Blogging. Writing. Two things that I love to do, but suddenly I find myself wordless, without focus. Adrift on a blank page with no witty terms or phrases to build the bridge from one side of the page across to the other. A wonderful friend of mine said that I just need to recharge my muse, but I am afraid that they have taken a cruise around the globe, on a very slow boat.
Not only am I muted in my thoughts, but I have entered the crazy, exhausting, mindless last grading period of the year; the time when the kids have already checked out for summer vacation. (Okay, to be completely honest, so have many of the teachers.) It is in this exhausting, brainless time that I realize my body is so physically exhausted that it is virtually indescribable.
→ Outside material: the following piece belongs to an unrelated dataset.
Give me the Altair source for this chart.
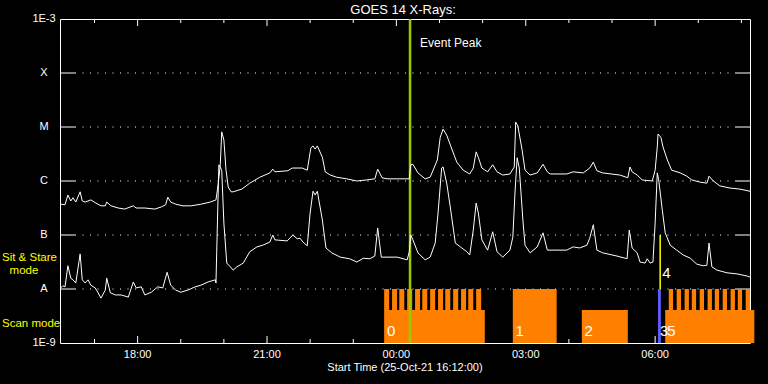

I suspect that one way to get my muse’s butt off her slow boat, and reverse some of my body’s exhaustion, is to start getting my rear back into the gym for regular workouts, even if it is a minimal 30 minutes for a day; some physical activity (verses what I have been doing recently, i.e. nothing) is better than the none.
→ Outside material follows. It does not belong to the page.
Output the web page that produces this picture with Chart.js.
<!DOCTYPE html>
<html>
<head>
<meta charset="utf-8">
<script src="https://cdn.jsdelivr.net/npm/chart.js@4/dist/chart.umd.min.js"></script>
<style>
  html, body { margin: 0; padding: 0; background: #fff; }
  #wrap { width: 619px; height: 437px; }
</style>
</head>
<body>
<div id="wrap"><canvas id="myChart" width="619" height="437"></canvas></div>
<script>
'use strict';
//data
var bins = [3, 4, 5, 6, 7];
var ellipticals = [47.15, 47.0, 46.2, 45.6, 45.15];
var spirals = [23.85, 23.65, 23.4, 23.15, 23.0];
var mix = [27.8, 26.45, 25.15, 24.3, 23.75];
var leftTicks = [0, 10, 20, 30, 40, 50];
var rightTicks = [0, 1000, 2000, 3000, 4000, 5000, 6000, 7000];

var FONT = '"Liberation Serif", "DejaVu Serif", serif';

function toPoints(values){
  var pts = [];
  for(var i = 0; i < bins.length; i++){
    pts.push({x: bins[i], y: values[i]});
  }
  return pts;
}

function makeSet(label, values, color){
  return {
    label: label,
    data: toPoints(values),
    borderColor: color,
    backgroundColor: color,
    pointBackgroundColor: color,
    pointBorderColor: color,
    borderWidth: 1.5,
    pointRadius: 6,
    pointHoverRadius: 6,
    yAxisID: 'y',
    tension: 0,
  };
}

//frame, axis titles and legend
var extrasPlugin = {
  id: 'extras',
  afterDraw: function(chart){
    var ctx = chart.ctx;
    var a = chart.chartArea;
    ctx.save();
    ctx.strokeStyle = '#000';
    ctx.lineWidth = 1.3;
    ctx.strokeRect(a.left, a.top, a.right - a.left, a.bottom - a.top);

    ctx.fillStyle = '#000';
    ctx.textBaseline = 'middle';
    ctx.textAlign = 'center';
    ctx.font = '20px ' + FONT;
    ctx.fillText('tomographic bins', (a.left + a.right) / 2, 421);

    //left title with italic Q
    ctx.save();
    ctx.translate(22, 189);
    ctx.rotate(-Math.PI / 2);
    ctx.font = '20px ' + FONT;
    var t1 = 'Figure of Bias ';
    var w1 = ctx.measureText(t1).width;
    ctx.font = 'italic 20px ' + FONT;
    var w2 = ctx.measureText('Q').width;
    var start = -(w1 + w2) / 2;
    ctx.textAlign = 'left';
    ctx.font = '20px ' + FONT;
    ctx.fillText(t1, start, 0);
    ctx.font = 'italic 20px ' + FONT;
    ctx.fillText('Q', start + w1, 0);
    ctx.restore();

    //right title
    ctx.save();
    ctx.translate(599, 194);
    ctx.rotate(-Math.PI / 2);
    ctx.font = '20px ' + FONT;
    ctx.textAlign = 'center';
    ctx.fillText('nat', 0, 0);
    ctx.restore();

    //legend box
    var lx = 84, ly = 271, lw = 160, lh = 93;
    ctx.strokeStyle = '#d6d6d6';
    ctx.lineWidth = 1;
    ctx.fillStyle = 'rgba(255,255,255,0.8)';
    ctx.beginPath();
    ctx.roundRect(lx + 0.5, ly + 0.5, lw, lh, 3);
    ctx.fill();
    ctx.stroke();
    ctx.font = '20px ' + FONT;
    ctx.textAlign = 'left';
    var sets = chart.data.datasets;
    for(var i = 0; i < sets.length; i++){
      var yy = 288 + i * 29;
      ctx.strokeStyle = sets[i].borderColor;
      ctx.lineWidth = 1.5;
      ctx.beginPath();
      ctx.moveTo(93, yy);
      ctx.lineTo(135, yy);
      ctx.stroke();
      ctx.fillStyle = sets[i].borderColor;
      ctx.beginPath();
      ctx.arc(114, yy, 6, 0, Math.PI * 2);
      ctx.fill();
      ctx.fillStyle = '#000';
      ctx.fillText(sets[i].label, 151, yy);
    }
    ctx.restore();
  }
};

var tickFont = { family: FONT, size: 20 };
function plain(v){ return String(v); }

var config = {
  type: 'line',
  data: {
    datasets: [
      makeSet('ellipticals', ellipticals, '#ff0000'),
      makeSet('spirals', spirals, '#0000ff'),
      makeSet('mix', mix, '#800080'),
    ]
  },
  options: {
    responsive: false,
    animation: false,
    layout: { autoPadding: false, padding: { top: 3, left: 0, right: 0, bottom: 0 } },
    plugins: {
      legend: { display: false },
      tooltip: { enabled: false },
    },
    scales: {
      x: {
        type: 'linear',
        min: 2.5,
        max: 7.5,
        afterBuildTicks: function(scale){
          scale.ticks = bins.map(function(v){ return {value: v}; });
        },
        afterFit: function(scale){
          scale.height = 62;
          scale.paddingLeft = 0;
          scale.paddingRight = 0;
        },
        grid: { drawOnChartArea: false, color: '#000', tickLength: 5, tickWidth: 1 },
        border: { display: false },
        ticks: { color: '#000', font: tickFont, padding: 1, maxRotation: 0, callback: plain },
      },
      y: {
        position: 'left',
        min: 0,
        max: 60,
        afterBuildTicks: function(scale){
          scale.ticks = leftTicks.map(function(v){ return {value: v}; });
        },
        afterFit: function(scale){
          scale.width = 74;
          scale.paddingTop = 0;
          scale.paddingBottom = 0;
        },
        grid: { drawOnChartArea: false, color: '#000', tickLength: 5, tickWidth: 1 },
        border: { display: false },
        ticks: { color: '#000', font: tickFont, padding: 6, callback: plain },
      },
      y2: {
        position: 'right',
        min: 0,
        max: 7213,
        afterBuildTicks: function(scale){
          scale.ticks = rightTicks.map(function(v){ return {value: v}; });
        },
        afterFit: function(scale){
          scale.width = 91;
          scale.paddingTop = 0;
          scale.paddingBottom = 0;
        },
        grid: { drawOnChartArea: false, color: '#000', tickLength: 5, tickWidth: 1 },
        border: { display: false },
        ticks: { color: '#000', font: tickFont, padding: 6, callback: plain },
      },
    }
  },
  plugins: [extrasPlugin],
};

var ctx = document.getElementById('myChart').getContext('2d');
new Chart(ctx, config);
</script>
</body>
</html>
It is hard, though, to admit my failure here. Publicly. I set out a year ago with a goal in mind, and went full out, balls to the wall, towards it, and burned myself out. I let the holidays take control of my discipline, then a family tragedy, followed by turning in my resignation at work, more or less took care of the rest.
Maybe I have that wrong? I should not look at it as failures. My life went completely 180* off course in just a few short months, and this has caused my body to fall out of sync. I will continue to try and find my words while I try to find myself in the process. I guess we will see if I can find myself again, together.